YOLOX-SAR: High-Precision Object Detection System Based on Visible and Infrared Sensors for SAR Remote Sensing
Object detection in Synthetic Aperture Radar (SAR) remote sensing technology is a widely applicable and prominent interdisciplinary pursuit across diverse fields such as military operations, agriculture, forestry management, and geological exploration. However, it presents multifaceted challenges due to the intricate interplay of radar imaging, signal processing, image analysis, and artificial intelligence.
Recent advances in deep Convolutional Neural Networks (CNNs) have encountered significant hurdles when applied to SAR images due to their varying object sizes, occlusion, and background complexities, making SAR image detection notably more challenging than RGB (Red, Green, Blue) imagery. Even established networks like YOLO (You Only Look Once) and SSD (Single Shot Multi-Box Detector) face difficulties owing to the intricate electromagnetic wave scattering inherent in SAR images.
This paper introduces YOLOX-SAR, a system tailored specifically for precise object detection in SAR images, building upon the YOLOX architecture to address current limitations in SAR object detection.
Leveraging optimized configurations such as CSPDarknet53 and FPN (Feature Pyramid Network), YOLOX-SAR integrates Meta-ACON and the SPP (Spatial Pyramid Pooling) module for efficient feature extraction. At the same time, CBAM (Convolutional Block Attention Model) generates attention maps.

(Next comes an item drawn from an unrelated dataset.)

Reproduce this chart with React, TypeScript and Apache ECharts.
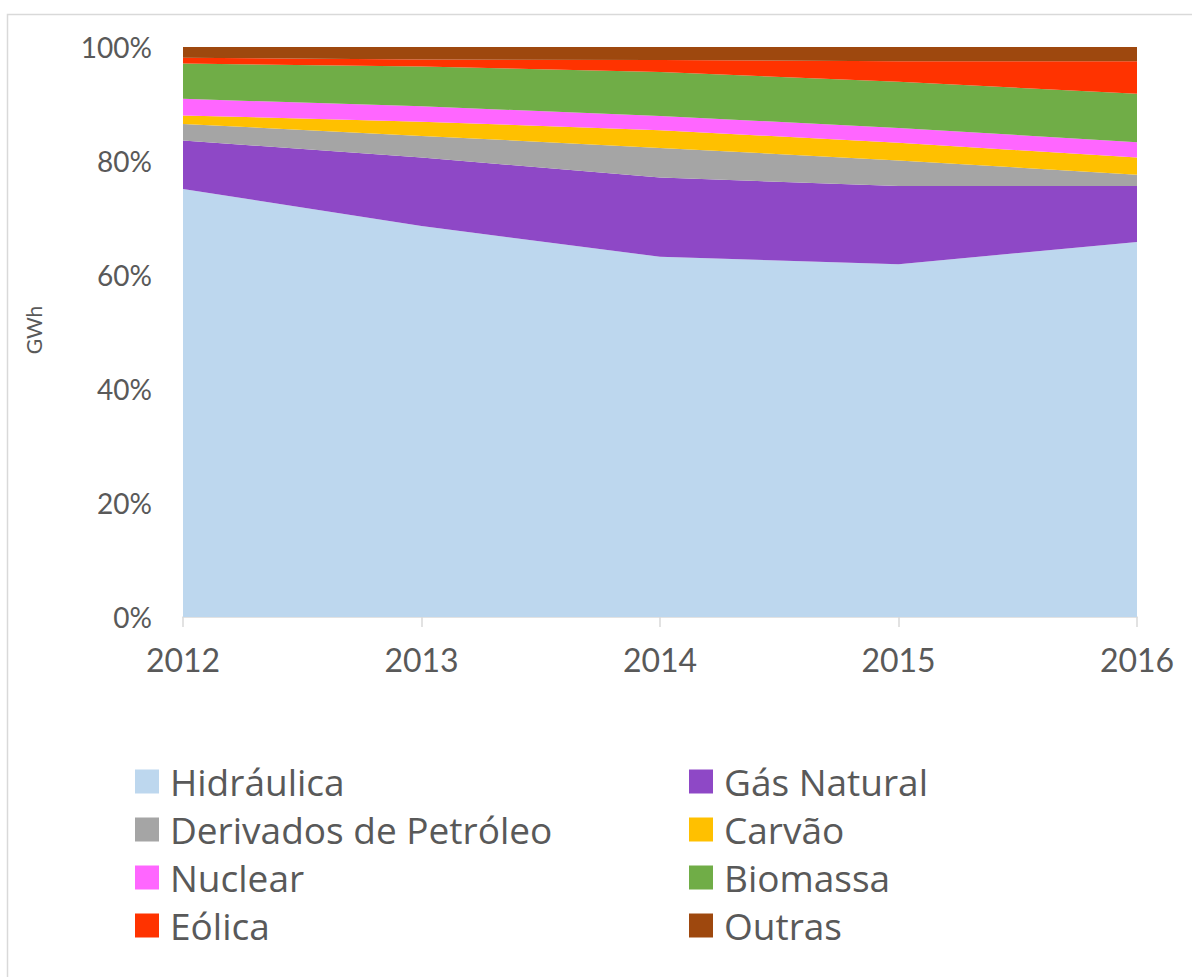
import React, { useEffect, useRef } from "react";
import * as echarts from "echarts";

const years = ["2012", "2013", "2014", "2015", "2016"];
const seriesNames = [
  "Hidráulica",
  "Gás Natural",
  "Derivados de Petróleo",
  "Carvão",
  "Nuclear",
  "Biomassa",
  "Eólica",
  "Outras",
];
const hidraulica = [75.1, 68.6, 63.2, 61.9, 65.8];
const gasNatural = [8.5, 12.0, 13.9, 13.7, 9.8];
const derivados = [2.9, 3.8, 5.2, 4.5, 2.0];
const carvao = [1.5, 2.5, 3.1, 3.1, 3.0];
const nuclear = [2.9, 2.7, 2.5, 2.6, 2.7];
const biomassa = [6.2, 7.0, 7.7, 8.1, 8.5];
const eolica = [1.0, 1.2, 2.1, 3.6, 5.7];
const outras = [1.9, 2.2, 2.3, 2.5, 2.5];
const yTicks = [0, 20, 40, 60, 80, 100];
const yAxisTitle = "GWh";

const values = [hidraulica, gasNatural, derivados, carvao, nuclear, biomassa, eolica, outras];
const colors = ["#BDD7EE", "#8E48C6", "#A5A5A5", "#FFC000", "#FF66FF", "#70AD47", "#FF3300", "#9E480E"];

const FONT = "Lato";
const LEGEND_FONT = "Open Sans";
const TEXT = "#595959";

export default function App() {
  const ref = useRef<HTMLDivElement>(null);
  useEffect(() => {
    if (!ref.current) return;
    const chart = echarts.init(ref.current, null, { renderer: "svg" });
    const legendFs = 37;
    const legendText = {
      fontFamily: LEGEND_FONT,
      fontSize: legendFs,
      color: TEXT,
      padding: [0, 0, 0, 6],
    };
    const legendBase = {
      orient: "vertical",
      top: 781.5 - legendFs / 2,
      height: 200,
      padding: 0,
      itemWidth: 24,
      itemHeight: 24,
      itemGap: 48 - legendFs,
      icon: "rect",
      textStyle: legendText,
      selectedMode: false,
    };
    chart.setOption({
      animation: false,
      backgroundColor: "#ffffff",
      graphic: [
        {
          type: "rect",
          shape: { x: 7.5, y: 14.5, width: 1200, height: 1000 },
          style: { fill: "none", stroke: "#d9d9d9", lineWidth: 1.5 },
          silent: true,
        },
        {
          type: "group",
          x: 33,
          y: 330,
          rotation: Math.PI / 2,
          silent: true,
          children: [
            {
              type: "text",
              x: 0,
              y: 0,
              style: {
                text: yAxisTitle,
                font: "21px Lato",
                fontFamily: FONT,
                fontSize: 21,
                fill: TEXT,
                align: "center",
                verticalAlign: "middle",
              },
            },
          ],
        },
      ],
      grid: { left: 183, right: 55, top: 47, bottom: 360, containLabel: false },
      xAxis: {
        type: "category",
        data: years,
        boundaryGap: false,
        axisLine: { show: true, lineStyle: { color: "#d9d9d9", width: 1.5 } },
        axisTick: { show: true, length: 10, lineStyle: { color: "#d9d9d9", width: 1.5 } },
        axisLabel: { fontFamily: FONT, fontSize: 32, color: TEXT, margin: 26 },
        splitLine: { show: false },
      },
      yAxis: {
        type: "value",
        min: yTicks[0],
        max: yTicks[yTicks.length - 1],
        interval: 20,
        axisLine: { show: false },
        axisTick: { show: false },
        splitLine: { show: false },
        axisLabel: {
          fontFamily: FONT,
          fontSize: 28,
          color: TEXT,
          margin: 31,
          formatter: (v: number) => v + "%",
        },
      },
      legend: [
        {
          ...legendBase,
          left: 135,
          data: [seriesNames[0], seriesNames[2], seriesNames[4], seriesNames[6]],
        },
        {
          ...legendBase,
          left: 689,
          data: [seriesNames[1], seriesNames[3], seriesNames[5], seriesNames[7]],
        },
      ],
      series: seriesNames.map((name, i) => ({
        name,
        type: "line",
        stack: "total",
        data: values[i],
        showSymbol: false,
        symbol: "none",
        lineStyle: { width: 0 },
        itemStyle: { color: colors[i] },
        areaStyle: { color: colors[i], opacity: 1 },
      })),
    });
    return () => chart.dispose();
  }, []);
  return (
    <div
      ref={ref}
      style={{ position: "fixed", left: 0, top: 0, width: 1192, height: 977 }}
    />
  );
}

Additionally, data augmentation techniques like MixUp and Mosaic support the model resilience across different SAR environments, contributing to improved accuracy and refining region identification.
The Meta-SPP module employs max-pooling operations to generate four feature maps of different sizes, which are then combined through Concat operation to improve feature extraction efficiency. On the other hand, the CBAM-FPN module produces three distinct feature maps tailored to objects of different sizes, which are crucial for robust detection performance, particularly in SAR image scenarios.
Integrating these modules in YOLOX-SAR refines features and focuses attention effectively, addressing the complexities of SAR image detection.
YOLOX-SAR's performance is evaluated using the NWPU VHR-10 dataset, which includes 715 RGB images and 85 sharpened color infrared images. These images are annotated with a total of 4300 objects across different categories, forming the basis for comparative analysis.
This evaluation of the detection performance involves using five indices on the dataset, employing a training approach that includes partial pre-training and a staged process of freezing and unfreezing to refine the model and improve efficiency.
Experiments manipulating activation functions and network structures revealed significant enhancements in Backbone detection efficacy with the YOLOX model. Systematic insertion of CBAM at different positions led to notable improvements across all models, with the most important enhancement resulting in an mAP of 87.31% and a 1.79% increase, alongside improvements in Precision and Recall metrics.
Furthermore, YOLOX-SAR achieved an impressive mAP of 89.56%, marking a substantial 4.04% improvement over its predecessor, underscoring its efficacy and advancement in SAR image object detection.
Additionally, discussions on recent advancements in activation functions and dynamic network architectures contribute to a deeper understanding of neural network optimization, further enhancing the field's knowledge base and paving the way for future innovations in object detection methodologies.